Прочтя эти строки, Анна поняла, что момент настал: пора принять решение. И наконец она отвечает согласием. По ее словам, она все взвесила и желает вернуться. Хотя ее письмо не сохранилось, о его содержании можно судить по краткому ответу Генриха. Должно быть, она написала, что, если он хочет повидать ее, он вправе это сделать, она же покорно примет его, «как подобает слуге». Теперь он будет «господином», а она «слугой» – так все и обстояло в реальной жизни вопреки романтическим заблуждениям Генриха. Хотя поначалу он и выразил некоторое несогласие с таким распределением ролей, затем все же согласился, якобы подчиняясь ее воле15.

Письмо Генриха заканчивается криптограммой. Символы, в которых зашифрована загадка, отчетливо видны на рукописном оригинале, хранящемся в библиотеке Ватикана, однако правильно расшифровать их буквенные соответствия удалось только одному ученому, и то частично. По его версии, надпись выглядит так: v.n.A.I.de A.o.na.v.e.r16. Наиболее убедительным представляется предположение о том, что с помощью этих букв обыгрывается имя Анны, при этом некоторые буквы обозначают латинское слово Anno, которое часто сокращают до Ao, что значит «в году» – это служит напоминанием о том, что Генрих пытался завоевать сердце Анны в течение года. Слова «один год» можно также прочитать по-французски – un an (на латыни букве u соответствует v). Однако что может означать r – последняя буква в криптограмме – остается загадкой17.

18 октября 1526 года Генрих вернулся в Гринвичский дворец и остался там до Рождества.
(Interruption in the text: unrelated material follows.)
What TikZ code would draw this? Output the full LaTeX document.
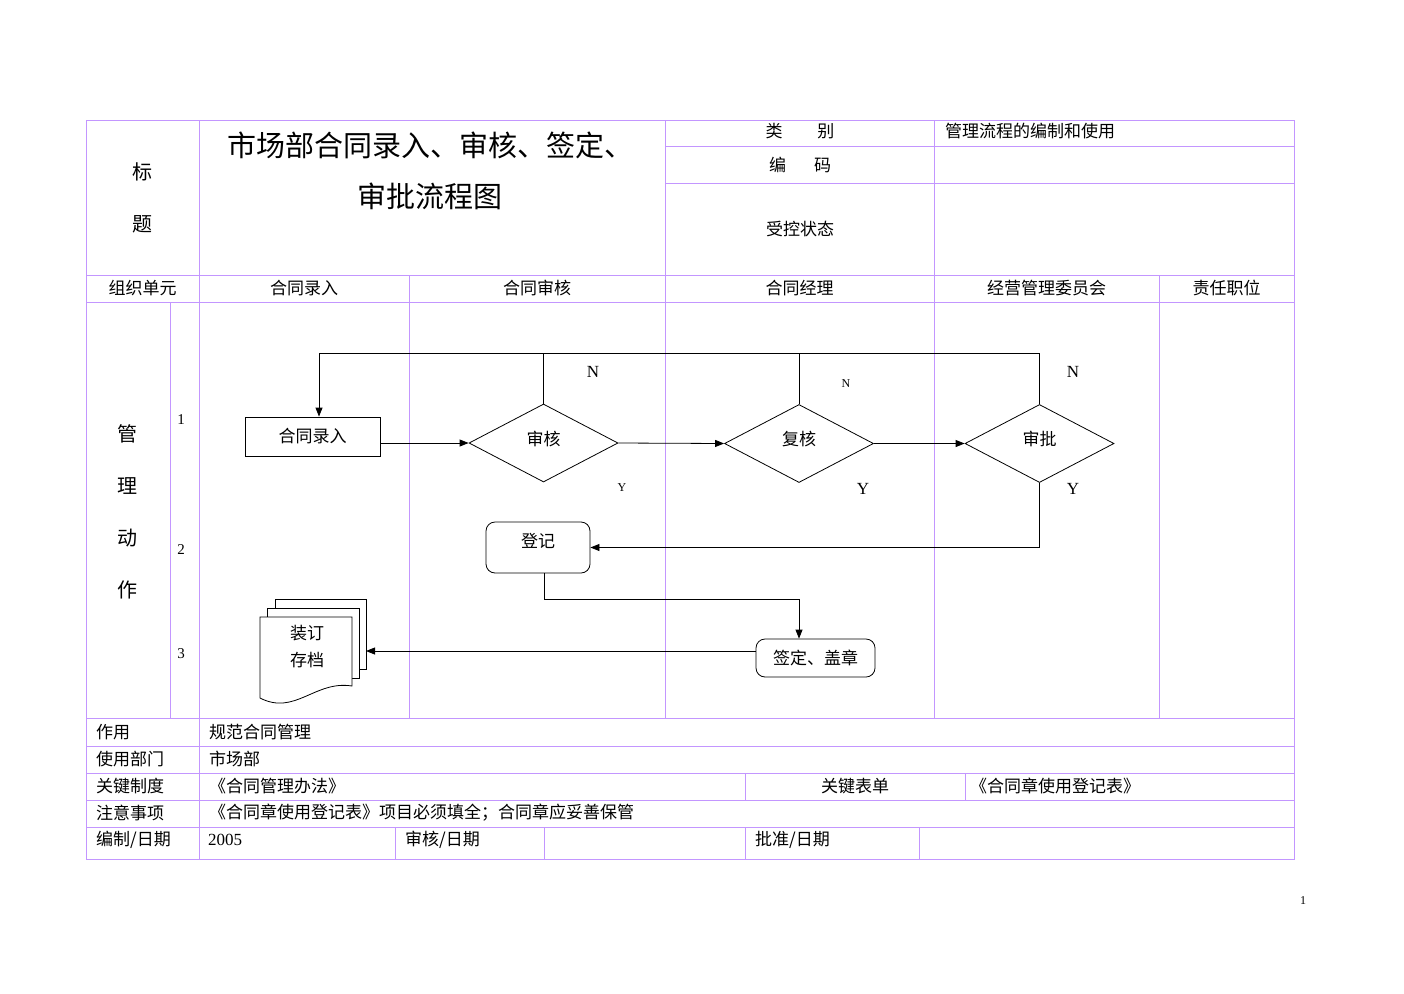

Эдвард Холл отмечает, что рождественские праздники снова прошли с большим размахом: «с обилием яств, пирами, маскарадами, костюмированными балами и банкетами». В канун Нового года король устроил «череду турниров», продлившихся до 3 января, после чего он отправился во дворец Брайдуэлл, чтобы переодеться для следующего маскарада. Гребцы доставили его на королевской барке к дому Уолси в Йорк-плейс, где на ужин собрался весь высший свет. После трапезы «гости в масках танцевали и весело проводили время, а когда вдоволь натанцевались, дамы сбросили маски, и все их узнали»18.

Анна была в числе гостей праздника, судя по решительному поступку, предпринятому ею за два дня до этого, в первый день Нового года. В Европе было принято дарить друг другу подарки не 25 декабря, а на Новый год. Она познакомилась с этим обычаем еще при дворе королевы Клод. Во Франции подарки, которые преподносили на Новый год, так и назывались – «новогодние дары» или «добрые начинания» (фр. étrennes). Обычно они выставлялись напоказ в шкафах-витринах в приемном зале как свидетельство высокого авторитета правителя. При дворе Генриха подарки для короля и королевы выставлялись отдельно на специальных подмостках и подставках, изготовлением которых занимались дворцовые плотники в период с конца ноября до начала декабря19.